[start PROVIDED MATERIAL]
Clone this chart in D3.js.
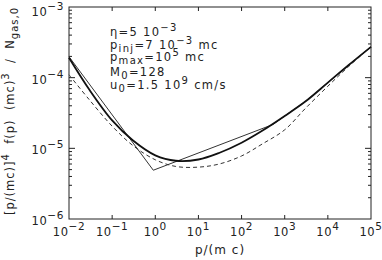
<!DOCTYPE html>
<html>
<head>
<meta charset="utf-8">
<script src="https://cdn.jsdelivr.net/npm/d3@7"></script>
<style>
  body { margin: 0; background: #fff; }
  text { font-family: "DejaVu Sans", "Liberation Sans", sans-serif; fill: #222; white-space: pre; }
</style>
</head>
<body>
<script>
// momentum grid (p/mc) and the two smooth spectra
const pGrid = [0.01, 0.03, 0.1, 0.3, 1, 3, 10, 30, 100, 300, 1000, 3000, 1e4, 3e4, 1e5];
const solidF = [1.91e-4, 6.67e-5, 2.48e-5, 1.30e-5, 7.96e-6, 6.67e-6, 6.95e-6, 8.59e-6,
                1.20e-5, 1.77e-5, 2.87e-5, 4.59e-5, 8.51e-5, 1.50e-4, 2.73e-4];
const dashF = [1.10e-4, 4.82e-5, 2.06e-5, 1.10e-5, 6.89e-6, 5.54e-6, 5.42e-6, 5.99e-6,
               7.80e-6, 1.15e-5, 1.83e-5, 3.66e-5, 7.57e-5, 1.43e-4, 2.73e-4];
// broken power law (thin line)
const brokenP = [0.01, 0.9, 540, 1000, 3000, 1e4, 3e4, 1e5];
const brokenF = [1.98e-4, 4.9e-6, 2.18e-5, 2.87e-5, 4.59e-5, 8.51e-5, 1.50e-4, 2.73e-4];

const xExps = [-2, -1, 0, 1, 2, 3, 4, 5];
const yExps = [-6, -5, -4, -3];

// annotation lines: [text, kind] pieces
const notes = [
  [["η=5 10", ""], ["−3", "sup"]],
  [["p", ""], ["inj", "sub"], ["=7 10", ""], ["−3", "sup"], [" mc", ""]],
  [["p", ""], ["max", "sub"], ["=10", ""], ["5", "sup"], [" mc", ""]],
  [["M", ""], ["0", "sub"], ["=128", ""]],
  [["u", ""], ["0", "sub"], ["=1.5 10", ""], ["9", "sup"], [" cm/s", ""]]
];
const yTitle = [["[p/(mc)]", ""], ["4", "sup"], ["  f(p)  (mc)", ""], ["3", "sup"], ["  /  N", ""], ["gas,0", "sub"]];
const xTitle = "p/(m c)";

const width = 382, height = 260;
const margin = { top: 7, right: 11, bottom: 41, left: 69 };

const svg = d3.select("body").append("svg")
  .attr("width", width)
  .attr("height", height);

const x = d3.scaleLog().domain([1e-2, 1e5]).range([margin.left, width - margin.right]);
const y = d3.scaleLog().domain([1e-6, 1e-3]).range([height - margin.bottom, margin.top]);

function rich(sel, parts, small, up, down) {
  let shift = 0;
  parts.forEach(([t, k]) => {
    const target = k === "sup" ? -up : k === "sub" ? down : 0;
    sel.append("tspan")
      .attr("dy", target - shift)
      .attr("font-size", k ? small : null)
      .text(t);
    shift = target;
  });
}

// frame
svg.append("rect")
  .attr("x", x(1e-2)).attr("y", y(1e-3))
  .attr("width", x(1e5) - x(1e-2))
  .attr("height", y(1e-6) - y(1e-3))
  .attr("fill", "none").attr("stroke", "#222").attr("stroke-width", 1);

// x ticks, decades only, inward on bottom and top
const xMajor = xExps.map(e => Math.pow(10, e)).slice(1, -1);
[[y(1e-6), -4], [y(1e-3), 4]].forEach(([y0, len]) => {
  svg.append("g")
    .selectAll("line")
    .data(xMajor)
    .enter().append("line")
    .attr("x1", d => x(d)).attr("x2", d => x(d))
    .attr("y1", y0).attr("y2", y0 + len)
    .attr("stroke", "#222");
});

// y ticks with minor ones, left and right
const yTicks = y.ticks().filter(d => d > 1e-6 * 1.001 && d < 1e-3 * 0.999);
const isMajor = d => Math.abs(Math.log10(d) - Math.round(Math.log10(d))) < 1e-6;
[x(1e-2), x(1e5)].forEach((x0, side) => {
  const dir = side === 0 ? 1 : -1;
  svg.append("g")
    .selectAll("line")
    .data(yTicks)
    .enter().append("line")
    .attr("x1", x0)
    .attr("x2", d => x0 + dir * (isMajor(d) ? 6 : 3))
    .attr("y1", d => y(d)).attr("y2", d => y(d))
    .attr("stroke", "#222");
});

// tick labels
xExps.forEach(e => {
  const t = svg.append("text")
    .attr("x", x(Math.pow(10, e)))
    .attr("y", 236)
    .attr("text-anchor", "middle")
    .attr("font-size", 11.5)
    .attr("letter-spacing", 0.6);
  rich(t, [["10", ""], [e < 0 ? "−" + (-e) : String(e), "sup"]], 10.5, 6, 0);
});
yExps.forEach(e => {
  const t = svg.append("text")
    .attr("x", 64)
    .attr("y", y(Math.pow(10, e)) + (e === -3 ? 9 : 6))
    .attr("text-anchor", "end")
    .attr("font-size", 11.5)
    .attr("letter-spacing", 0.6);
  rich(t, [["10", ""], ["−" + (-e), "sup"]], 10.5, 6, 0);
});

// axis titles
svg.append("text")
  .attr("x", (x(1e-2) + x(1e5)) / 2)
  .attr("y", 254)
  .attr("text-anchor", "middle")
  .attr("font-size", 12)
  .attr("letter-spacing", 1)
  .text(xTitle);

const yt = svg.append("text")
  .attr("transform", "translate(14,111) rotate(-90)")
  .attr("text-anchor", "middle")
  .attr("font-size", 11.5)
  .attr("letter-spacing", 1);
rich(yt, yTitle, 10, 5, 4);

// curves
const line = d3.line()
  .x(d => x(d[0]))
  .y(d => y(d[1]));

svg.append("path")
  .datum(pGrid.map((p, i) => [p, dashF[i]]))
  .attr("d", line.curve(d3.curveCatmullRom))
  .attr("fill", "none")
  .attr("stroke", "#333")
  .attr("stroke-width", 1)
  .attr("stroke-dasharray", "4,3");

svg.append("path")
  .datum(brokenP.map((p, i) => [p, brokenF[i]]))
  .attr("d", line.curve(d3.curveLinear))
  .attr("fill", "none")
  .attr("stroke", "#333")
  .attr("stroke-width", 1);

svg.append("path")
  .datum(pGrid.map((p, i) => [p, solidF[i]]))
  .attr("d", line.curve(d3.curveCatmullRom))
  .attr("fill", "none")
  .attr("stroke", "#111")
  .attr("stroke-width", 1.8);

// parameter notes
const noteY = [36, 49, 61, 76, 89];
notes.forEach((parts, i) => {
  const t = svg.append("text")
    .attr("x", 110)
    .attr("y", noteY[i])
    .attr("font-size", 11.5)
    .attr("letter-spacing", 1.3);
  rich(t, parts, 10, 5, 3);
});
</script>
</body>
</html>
[end PROVIDED MATERIAL]
Transcribe the whole listing, character for character, but not its images.

Clone this chart in D3.js.
<!DOCTYPE html>
<html>
<head>
<meta charset="utf-8">
<script src="https://cdn.jsdelivr.net/npm/d3@7"></script>
<style>
  body { margin: 0; background: #fff; }
  text { font-family: "DejaVu Sans", "Liberation Sans", sans-serif; fill: #222; white-space: pre; }
</style>
</head>
<body>
<script>
// momentum grid (p/mc) and the two smooth spectra
const pGrid = [0.01, 0.03, 0.1, 0.3, 1, 3, 10, 30, 100, 300, 1000, 3000, 1e4, 3e4, 1e5];
const solidF = [1.91e-4, 6.67e-5, 2.48e-5, 1.30e-5, 7.96e-6, 6.67e-6, 6.95e-6, 8.59e-6,
                1.20e-5, 1.77e-5, 2.87e-5, 4.59e-5, 8.51e-5, 1.50e-4, 2.73e-4];
const dashF = [1.10e-4, 4.82e-5, 2.06e-5, 1.10e-5, 6.89e-6, 5.54e-6, 5.42e-6, 5.99e-6,
               7.80e-6, 1.15e-5, 1.83e-5, 3.66e-5, 7.57e-5, 1.43e-4, 2.73e-4];
// broken power law (thin line)
const brokenP = [0.01, 0.9, 540, 1000, 3000, 1e4, 3e4, 1e5];
const brokenF = [1.98e-4, 4.9e-6, 2.18e-5, 2.87e-5, 4.59e-5, 8.51e-5, 1.50e-4, 2.73e-4];

const xExps = [-2, -1, 0, 1, 2, 3, 4, 5];
const yExps = [-6, -5, -4, -3];

// annotation lines: [text, kind] pieces
const notes = [
  [["η=5 10", ""], ["−3", "sup"]],
  [["p", ""], ["inj", "sub"], ["=7 10", ""], ["−3", "sup"], [" mc", ""]],
  [["p", ""], ["max", "sub"], ["=10", ""], ["5", "sup"], [" mc", ""]],
  [["M", ""], ["0", "sub"], ["=128", ""]],
  [["u", ""], ["0", "sub"], ["=1.5 10", ""], ["9", "sup"], [" cm/s", ""]]
];
const yTitle = [["[p/(mc)]", ""], ["4", "sup"], ["  f(p)  (mc)", ""], ["3", "sup"], ["  /  N", ""], ["gas,0", "sub"]];
const xTitle = "p/(m c)";

const width = 382, height = 260;
const margin = { top: 7, right: 11, bottom: 41, left: 69 };

const svg = d3.select("body").append("svg")
  .attr("width", width)
  .attr("height", height);

const x = d3.scaleLog().domain([1e-2, 1e5]).range([margin.left, width - margin.right]);
const y = d3.scaleLog().domain([1e-6, 1e-3]).range([height - margin.bottom, margin.top]);

function rich(sel, parts, small, up, down) {
  let shift = 0;
  parts.forEach(([t, k]) => {
    const target = k === "sup" ? -up : k === "sub" ? down : 0;
    sel.append("tspan")
      .attr("dy", target - shift)
      .attr("font-size", k ? small : null)
      .text(t);
    shift = target;
  });
}

// frame
svg.append("rect")
  .attr("x", x(1e-2)).attr("y", y(1e-3))
  .attr("width", x(1e5) - x(1e-2))
  .attr("height", y(1e-6) - y(1e-3))
  .attr("fill", "none").attr("stroke", "#222").attr("stroke-width", 1);

// x ticks, decades only, inward on bottom and top
const xMajor = xExps.map(e => Math.pow(10, e)).slice(1, -1);
[[y(1e-6), -4], [y(1e-3), 4]].forEach(([y0, len]) => {
  svg.append("g")
    .selectAll("line")
    .data(xMajor)
    .enter().append("line")
    .attr("x1", d => x(d)).attr("x2", d => x(d))
    .attr("y1", y0).attr("y2", y0 + len)
    .attr("stroke", "#222");
});

// y ticks with minor ones, left and right
const yTicks = y.ticks().filter(d => d > 1e-6 * 1.001 && d < 1e-3 * 0.999);
const isMajor = d => Math.abs(Math.log10(d) - Math.round(Math.log10(d))) < 1e-6;
[x(1e-2), x(1e5)].forEach((x0, side) => {
  const dir = side === 0 ? 1 : -1;
  svg.append("g")
    .selectAll("line")
    .data(yTicks)
    .enter().append("line")
    .attr("x1", x0)
    .attr("x2", d => x0 + dir * (isMajor(d) ? 6 : 3))
    .attr("y1", d => y(d)).attr("y2", d => y(d))
    .attr("stroke", "#222");
});

// tick labels
xExps.forEach(e => {
  const t = svg.append("text")
    .attr("x", x(Math.pow(10, e)))
    .attr("y", 236)
    .attr("text-anchor", "middle")
    .attr("font-size", 11.5)
    .attr("letter-spacing", 0.6);
  rich(t, [["10", ""], [e < 0 ? "−" + (-e) : String(e), "sup"]], 10.5, 6, 0);
});
yExps.forEach(e => {
  const t = svg.append("text")
    .attr("x", 64)
    .attr("y", y(Math.pow(10, e)) + (e === -3 ? 9 : 6))
    .attr("text-anchor", "end")
    .attr("font-size", 11.5)
    .attr("letter-spacing", 0.6);
  rich(t, [["10", ""], ["−" + (-e), "sup"]], 10.5, 6, 0);
});

// axis titles
svg.append("text")
  .attr("x", (x(1e-2) + x(1e5)) / 2)
  .attr("y", 254)
  .attr("text-anchor", "middle")
  .attr("font-size", 12)
  .attr("letter-spacing", 1)
  .text(xTitle);

const yt = svg.append("text")
  .attr("transform", "translate(14,111) rotate(-90)")
  .attr("text-anchor", "middle")
  .attr("font-size", 11.5)
  .attr("letter-spacing", 1);
rich(yt, yTitle, 10, 5, 4);

// curves
const line = d3.line()
  .x(d => x(d[0]))
  .y(d => y(d[1]));

svg.append("path")
  .datum(pGrid.map((p, i) => [p, dashF[i]]))
  .attr("d", line.curve(d3.curveCatmullRom))
  .attr("fill", "none")
  .attr("stroke", "#333")
  .attr("stroke-width", 1)
  .attr("stroke-dasharray", "4,3");

svg.append("path")
  .datum(brokenP.map((p, i) => [p, brokenF[i]]))
  .attr("d", line.curve(d3.curveLinear))
  .attr("fill", "none")
  .attr("stroke", "#333")
  .attr("stroke-width", 1);

svg.append("path")
  .datum(pGrid.map((p, i) => [p, solidF[i]]))
  .attr("d", line.curve(d3.curveCatmullRom))
  .attr("fill", "none")
  .attr("stroke", "#111")
  .attr("stroke-width", 1.8);

// parameter notes
const noteY = [36, 49, 61, 76, 89];
notes.forEach((parts, i) => {
  const t = svg.append("text")
    .attr("x", 110)
    .attr("y", noteY[i])
    .attr("font-size", 11.5)
    .attr("letter-spacing", 1.3);
  rich(t, parts, 10, 5, 3);
});
</script>
</body>
</html>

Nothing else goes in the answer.